# START OF Data segment
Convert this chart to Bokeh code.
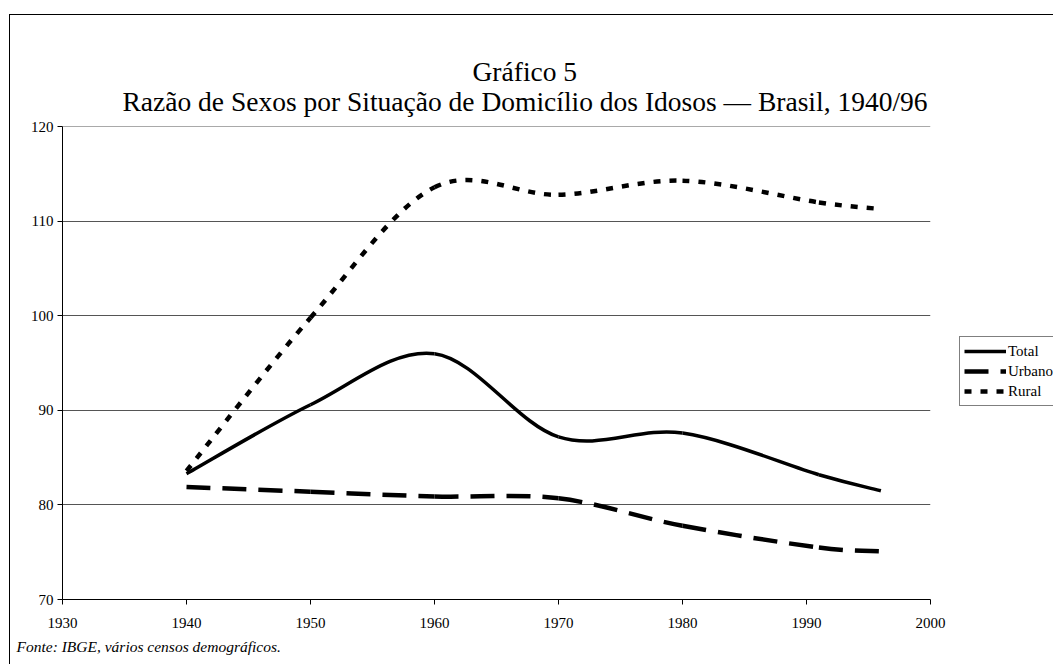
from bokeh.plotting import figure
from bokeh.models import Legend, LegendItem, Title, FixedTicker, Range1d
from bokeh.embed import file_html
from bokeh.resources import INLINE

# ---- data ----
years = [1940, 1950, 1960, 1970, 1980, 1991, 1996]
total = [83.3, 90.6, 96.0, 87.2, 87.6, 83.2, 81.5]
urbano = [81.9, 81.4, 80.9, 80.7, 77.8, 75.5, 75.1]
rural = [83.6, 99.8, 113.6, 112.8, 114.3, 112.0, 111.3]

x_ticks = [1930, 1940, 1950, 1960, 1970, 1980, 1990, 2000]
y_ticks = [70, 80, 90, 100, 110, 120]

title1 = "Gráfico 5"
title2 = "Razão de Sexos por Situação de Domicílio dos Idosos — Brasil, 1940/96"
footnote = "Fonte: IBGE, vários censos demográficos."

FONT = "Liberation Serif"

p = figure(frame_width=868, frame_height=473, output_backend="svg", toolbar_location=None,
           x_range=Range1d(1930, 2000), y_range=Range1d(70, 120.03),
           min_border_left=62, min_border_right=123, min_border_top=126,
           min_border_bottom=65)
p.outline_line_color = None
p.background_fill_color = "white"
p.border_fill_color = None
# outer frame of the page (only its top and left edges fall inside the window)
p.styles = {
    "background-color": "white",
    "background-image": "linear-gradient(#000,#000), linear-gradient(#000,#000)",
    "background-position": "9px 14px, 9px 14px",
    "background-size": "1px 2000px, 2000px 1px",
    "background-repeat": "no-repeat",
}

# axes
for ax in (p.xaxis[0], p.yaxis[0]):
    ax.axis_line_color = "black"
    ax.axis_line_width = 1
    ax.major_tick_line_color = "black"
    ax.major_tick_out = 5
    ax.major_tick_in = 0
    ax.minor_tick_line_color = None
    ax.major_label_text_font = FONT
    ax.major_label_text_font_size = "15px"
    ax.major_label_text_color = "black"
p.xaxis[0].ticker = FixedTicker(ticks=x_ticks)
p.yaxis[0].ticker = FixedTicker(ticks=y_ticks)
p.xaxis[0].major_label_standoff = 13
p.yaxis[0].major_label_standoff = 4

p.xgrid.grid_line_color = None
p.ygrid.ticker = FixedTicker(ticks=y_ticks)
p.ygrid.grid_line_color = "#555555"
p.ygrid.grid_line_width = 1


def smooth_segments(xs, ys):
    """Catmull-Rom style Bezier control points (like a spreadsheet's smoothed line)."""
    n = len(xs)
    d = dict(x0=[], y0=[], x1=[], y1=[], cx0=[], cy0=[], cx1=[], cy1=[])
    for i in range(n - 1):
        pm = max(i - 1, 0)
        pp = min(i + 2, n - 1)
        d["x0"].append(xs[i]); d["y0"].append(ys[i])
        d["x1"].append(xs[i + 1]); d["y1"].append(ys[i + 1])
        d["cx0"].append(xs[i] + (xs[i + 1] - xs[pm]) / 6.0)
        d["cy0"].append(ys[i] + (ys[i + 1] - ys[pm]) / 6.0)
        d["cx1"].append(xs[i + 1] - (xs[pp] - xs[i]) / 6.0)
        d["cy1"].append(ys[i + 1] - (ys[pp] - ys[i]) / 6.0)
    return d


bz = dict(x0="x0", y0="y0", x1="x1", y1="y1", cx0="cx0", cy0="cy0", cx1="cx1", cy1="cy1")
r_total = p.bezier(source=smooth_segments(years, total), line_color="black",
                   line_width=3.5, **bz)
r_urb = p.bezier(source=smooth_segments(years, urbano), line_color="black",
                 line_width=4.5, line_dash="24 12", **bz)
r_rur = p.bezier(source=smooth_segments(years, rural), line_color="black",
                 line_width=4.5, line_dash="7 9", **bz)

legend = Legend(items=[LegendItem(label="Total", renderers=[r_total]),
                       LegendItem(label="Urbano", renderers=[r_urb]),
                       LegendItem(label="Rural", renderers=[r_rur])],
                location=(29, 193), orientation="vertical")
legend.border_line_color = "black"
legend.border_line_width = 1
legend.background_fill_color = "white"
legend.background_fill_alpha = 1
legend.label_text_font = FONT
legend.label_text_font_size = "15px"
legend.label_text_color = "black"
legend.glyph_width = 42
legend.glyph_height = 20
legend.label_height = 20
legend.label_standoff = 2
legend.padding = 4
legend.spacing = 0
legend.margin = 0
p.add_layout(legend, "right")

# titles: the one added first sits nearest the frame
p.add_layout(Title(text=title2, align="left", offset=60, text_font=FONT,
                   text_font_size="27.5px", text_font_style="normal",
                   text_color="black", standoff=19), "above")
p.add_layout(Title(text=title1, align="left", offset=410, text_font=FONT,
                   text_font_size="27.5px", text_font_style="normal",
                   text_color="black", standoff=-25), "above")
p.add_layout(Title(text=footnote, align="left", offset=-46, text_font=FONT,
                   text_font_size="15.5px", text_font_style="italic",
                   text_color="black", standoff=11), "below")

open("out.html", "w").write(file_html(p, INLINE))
# END OF Data segment
Write out again exactly the lines from the start of the data above through the line containing "rural = [83.6, 99.8, 113.6, 112.8, 114.3, 112.0, 111.3]", inclusive, excluding any pictures.

### Worked solution
Convert this chart to Bokeh code.
from bokeh.plotting import figure
from bokeh.models import Legend, LegendItem, Title, FixedTicker, Range1d
from bokeh.embed import file_html
from bokeh.resources import INLINE

# ---- data ----
years = [1940, 1950, 1960, 1970, 1980, 1991, 1996]
total = [83.3, 90.6, 96.0, 87.2, 87.6, 83.2, 81.5]
urbano = [81.9, 81.4, 80.9, 80.7, 77.8, 75.5, 75.1]
rural = [83.6, 99.8, 113.6, 112.8, 114.3, 112.0, 111.3]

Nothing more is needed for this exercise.